The foregoing description of the exemplary embodiments of the present invention has been provided for the purposes of illustration and description. It is not intended to be exhaustive or to limit the invention to the precise forms disclosed. Obviously, many modifications and variations will be apparent to practitioners skilled in the art. The embodiments were chosen and described in order to best explain the principles of the invention and its practical applications, thereby enabling others skilled in the art to understand the invention for various embodiments and with the various modifications as are suited to the particular use contemplated.
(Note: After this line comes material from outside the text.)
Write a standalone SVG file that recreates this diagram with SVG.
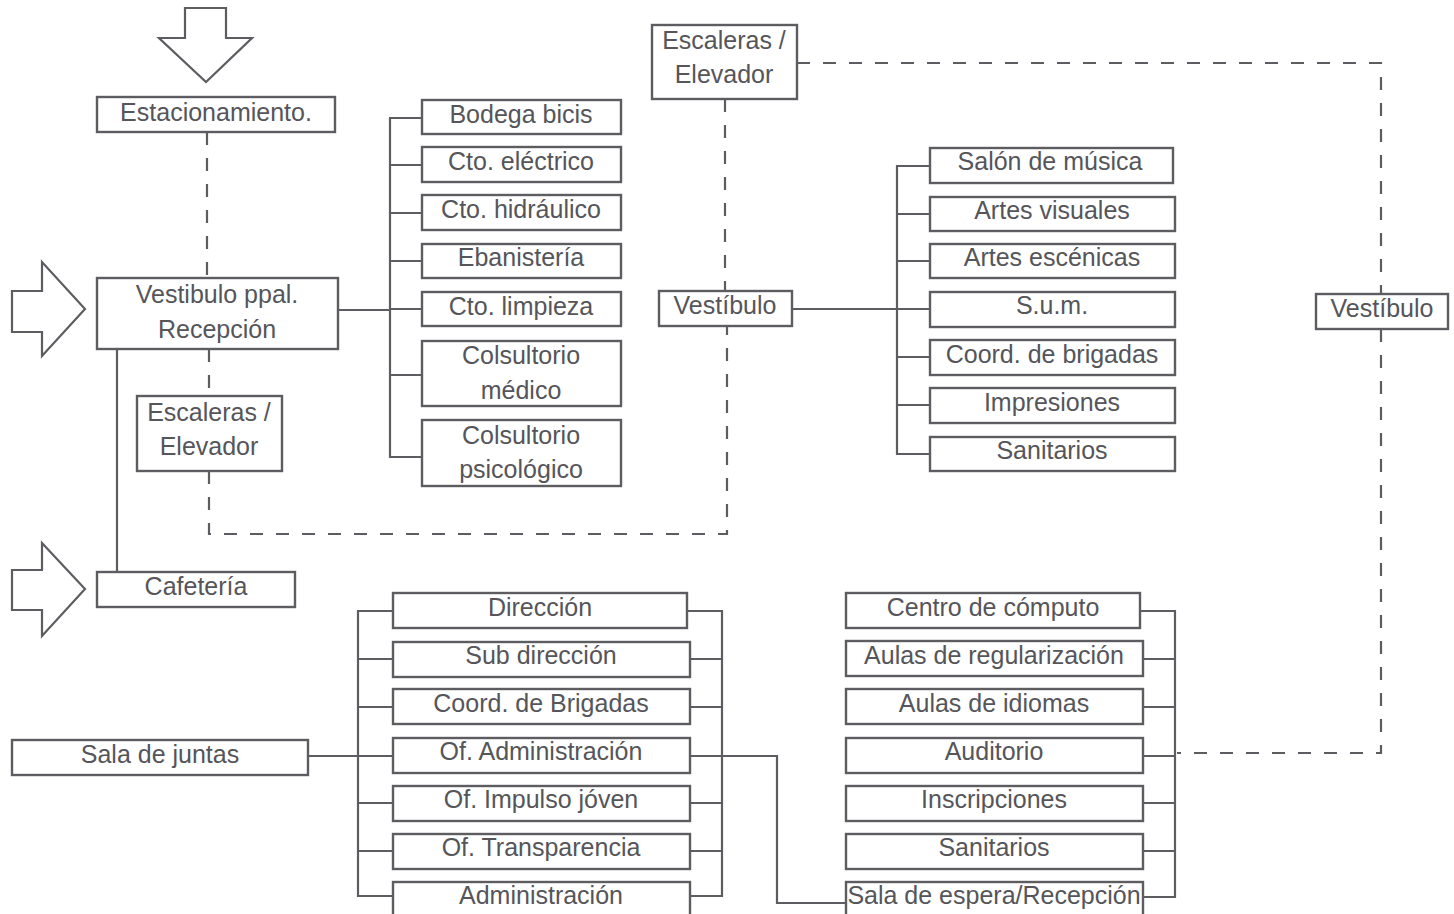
<svg xmlns="http://www.w3.org/2000/svg" width="1454" height="914" viewBox="0 0 1454 914">
<style>
.b{fill:#fff;stroke:#5c5c61;stroke-width:2.4}
.t{font-family:"Liberation Sans",Arial,sans-serif;font-size:25px;fill:#55555a;text-anchor:middle}
.l{fill:none;stroke:#5c5c61;stroke-width:2.2}
.d{fill:none;stroke:#5c5c61;stroke-width:2.2;stroke-dasharray:13 13}
.a{fill:#fff;stroke:#5c5c61;stroke-width:2.2;stroke-linejoin:miter}
</style>
<rect width="1454" height="914" fill="#fff"/>
<g id="connectors">
<path class="d" d="M207 132V278"/>
<path class="d" d="M209 349V396"/>
<path class="d" d="M209 471V534H727V325"/>
<path class="d" d="M725 99V291"/>
<path class="d" d="M797 63H1381V294"/>
<path class="d" d="M1381 329V753H1177"/>
<path class="l" d="M117 349V572"/>
<path class="l" d="M338 310H390"/>
<path class="l" d="M422 118H390V457H422M390 165H422M390 213H422M390 261H422M390 309H422M390 375H422"/>
<path class="l" d="M792 309H897"/>
<path class="l" d="M930 166H897V454H930M897 214H930M897 261H930M897 309H930M897 357H930M897 405H930"/>
<path class="l" d="M308 756H358"/>
<path class="l" d="M393 611H358V896H393M358 659H393M358 707H393M358 756H393M358 803H393M358 851H393"/>
<path class="l" d="M687 611H722V896H690M690 659H722M690 707H722M690 803H722M690 851H722"/>
<path class="l" d="M690 756H777V903H846"/>
<path class="l" d="M1140 611H1175V897H1143M1143 659H1175M1143 707H1175M1143 756H1175M1143 803H1175M1143 851H1175"/>
</g>
<g id="arrow-top"><polygon class="a" points="185,8 226,8 226,38 252,38 206,82 159,38 185,38"/></g>
<g id="arrow-vestibulo"><polygon class="a" points="12,291 42,291 42,262 85,309 42,356 42,332 12,332"/></g>
<g id="arrow-cafeteria"><polygon class="a" points="12,570 42,570 42,543 85,589 42,636 42,610 12,610"/></g>
<g id="estacionamiento"><rect class="b" x="97" y="97" width="238" height="35"/><text class="t" x="216" y="121">Estacionamiento.</text></g>
<g id="vestibulo-ppal"><rect class="b" x="97" y="278" width="241" height="71"/><text class="t" x="217" y="303">Vestibulo ppal.</text><text class="t" x="217" y="338">Recepción</text></g>
<g id="escaleras-1"><rect class="b" x="137" y="396" width="145" height="75"/><text class="t" x="209" y="421">Escaleras /</text><text class="t" x="209" y="455">Elevador</text></g>
<g id="cafeteria"><rect class="b" x="97" y="572" width="198" height="35"/><text class="t" x="196" y="595">Cafetería</text></g>
<g id="bodega-bicis"><rect class="b" x="422" y="100" width="199" height="34"/><text class="t" x="521" y="123">Bodega bicis</text></g>
<g id="cto-electrico"><rect class="b" x="422" y="147" width="199" height="35"/><text class="t" x="521" y="170">Cto. eléctrico</text></g>
<g id="cto-hidraulico"><rect class="b" x="422" y="195" width="199" height="35"/><text class="t" x="521" y="218">Cto. hidráulico</text></g>
<g id="ebanisteria"><rect class="b" x="422" y="244" width="199" height="34"/><text class="t" x="521" y="266">Ebanistería</text></g>
<g id="cto-limpieza"><rect class="b" x="422" y="292" width="199" height="34"/><text class="t" x="521" y="315">Cto. limpieza</text></g>
<g id="consultorio-medico"><rect class="b" x="422" y="341" width="199" height="65"/><text class="t" x="521" y="364">Colsultorio</text><text class="t" x="521" y="399">médico</text></g>
<g id="consultorio-psicologico"><rect class="b" x="422" y="420" width="199" height="66"/><text class="t" x="521" y="444">Colsultorio</text><text class="t" x="521" y="478">psicológico</text></g>
<g id="escaleras-2"><rect class="b" x="652" y="25" width="145" height="74"/><text class="t" x="724" y="49">Escaleras /</text><text class="t" x="724" y="83">Elevador</text></g>
<g id="vestibulo-2"><rect class="b" x="659" y="291" width="133" height="35"/><text class="t" x="725" y="314">Vestíbulo</text></g>
<g id="salon-musica"><rect class="b" x="930" y="148" width="243" height="35"/><text class="t" x="1050" y="170">Salón de música</text></g>
<g id="artes-visuales"><rect class="b" x="930" y="197" width="245" height="34"/><text class="t" x="1052" y="219">Artes visuales</text></g>
<g id="artes-escenicas"><rect class="b" x="930" y="244" width="245" height="34"/><text class="t" x="1052" y="266">Artes escénicas</text></g>
<g id="sum"><rect class="b" x="930" y="292" width="245" height="35"/><text class="t" x="1052" y="314">S.u.m.</text></g>
<g id="coord-brigadas-1"><rect class="b" x="930" y="340" width="245" height="35"/><text class="t" x="1052" y="363">Coord. de brigadas</text></g>
<g id="impresiones"><rect class="b" x="930" y="388" width="245" height="35"/><text class="t" x="1052" y="411">Impresiones</text></g>
<g id="sanitarios-1"><rect class="b" x="930" y="437" width="245" height="34"/><text class="t" x="1052" y="459">Sanitarios</text></g>
<g id="vestibulo-3"><rect class="b" x="1316" y="294" width="132" height="35"/><text class="t" x="1382" y="317">Vestíbulo</text></g>
<g id="sala-juntas"><rect class="b" x="12" y="740" width="296" height="35"/><text class="t" x="160" y="763">Sala de juntas</text></g>
<g id="direccion"><rect class="b" x="393" y="593" width="294" height="35"/><text class="t" x="540" y="616">Dirección</text></g>
<g id="sub-direccion"><rect class="b" x="393" y="642" width="297" height="35"/><text class="t" x="541" y="664">Sub dirección</text></g>
<g id="coord-brigadas-2"><rect class="b" x="393" y="689" width="297" height="35"/><text class="t" x="541" y="712">Coord. de Brigadas</text></g>
<g id="of-administracion"><rect class="b" x="393" y="738" width="297" height="35"/><text class="t" x="541" y="760">Of. Administración</text></g>
<g id="of-impulso"><rect class="b" x="393" y="786" width="297" height="35"/><text class="t" x="541" y="808">Of. Impulso jóven</text></g>
<g id="of-transparencia"><rect class="b" x="393" y="834" width="297" height="35"/><text class="t" x="541" y="856">Of. Transparencia</text></g>
<g id="administracion"><rect class="b" x="393" y="882" width="297" height="40"/><text class="t" x="541" y="904">Administración</text></g>
<g id="centro-computo"><rect class="b" x="846" y="593" width="294" height="35"/><text class="t" x="993" y="616">Centro de cómputo</text></g>
<g id="aulas-regularizacion"><rect class="b" x="846" y="641" width="297" height="35"/><text class="t" x="994" y="664">Aulas de regularización</text></g>
<g id="aulas-idiomas"><rect class="b" x="846" y="689" width="297" height="35"/><text class="t" x="994" y="712">Aulas de idiomas</text></g>
<g id="auditorio"><rect class="b" x="846" y="738" width="297" height="35"/><text class="t" x="994" y="760">Auditorio</text></g>
<g id="inscripciones"><rect class="b" x="846" y="786" width="297" height="35"/><text class="t" x="994" y="808">Inscripciones</text></g>
<g id="sanitarios-2"><rect class="b" x="846" y="834" width="297" height="35"/><text class="t" x="994" y="856">Sanitarios</text></g>
<g id="sala-espera"><rect class="b" x="846" y="882" width="297" height="40"/><text class="t" x="994" y="904">Sala de espera/Recepción</text></g>
</svg>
It is intended that the scope of the invention be defined by the following claims and their equivalents.

Claims

1. An electrophotographic photoreceptor comprising:

a conductive substrate;

an undercoating layer which is provided on the conductive substrate and contains a binder resin and metal oxide particles; and

a photosensitive layer provided on the undercoating layer,

wherein, with respect to a surface of the undercoating layer, on which the photosensitive layer is provided, a ratio of an abundance of a metallic element to an abundance of a metallic element and a carbon element, which are detected by X-ray photoelectron spectroscopic analysis, is 3.9% or less.

2. The electrophotographic photoreceptor according to claim 1,

wherein the ratio is less than 3.8%.

3. The electrophotographic photoreceptor according to claim 2,

wherein the ratio is 0.3% or more and less than 3.8%.

4. The electrophotographic photoreceptor according to claim 1,

wherein a content of the metal oxide particles with respect to the binder resin is from 10% by weight to 85% by weight.

5. The electrophotographic photoreceptor according to claim 4,

wherein a content of the metal oxide particles with respect to the binder resin is from 10% by weight to 70% by weight.

6. The electrophotographic photoreceptor according to claim 1,

wherein the binder resin is at least one selected from the group consisting of phenol resin, melamine resin, guanamine resin, and urethane resin.

7. The electrophotographic photoreceptor according to claim 6,

wherein the binder resin is at least one selected from the group consisting of the phenol resin and the urethane resin.

8. The electrophotographic photoreceptor according to claim 1,

wherein the metal oxide particles are at least one selected from the group consisting of zinc oxide particles, titanium oxide particles, and tin oxide particles.

9. The electrophotographic photoreceptor according to claim 8,

wherein the metal oxide particles are zinc oxide particles.

10. A process cartridge that is detachable from an image forming apparatus, the process cartridge comprising:

the electrophotographic photoreceptor according to claim 1.

11. An image forming apparatus comprising:

the electrophotographic photoreceptor according to claim 1;

a charging unit that charges a surface of the electrophotographic photoreceptor;

an electrostatic latent image forming unit that forms an electrostatic latent image on a charged surface of the electrophotographic photoreceptor;

a developing unit that develops the electrostatic latent image formed on the surface of the electrophotographic photoreceptor with a developer including toner to form a toner image; and

a transfer unit that transfers the toner image onto a surface of a recording medium.

12. The image forming apparatus according to claim 11,

wherein a transport speed of the recording medium is from 50 mm/sec to 200 mm/sec.

13. The image forming apparatus according to claim 11,

wherein a charged potential of the surface of the electrophotographic photoreceptor after being charged by the charging unit is from −1,200 V to −600 V.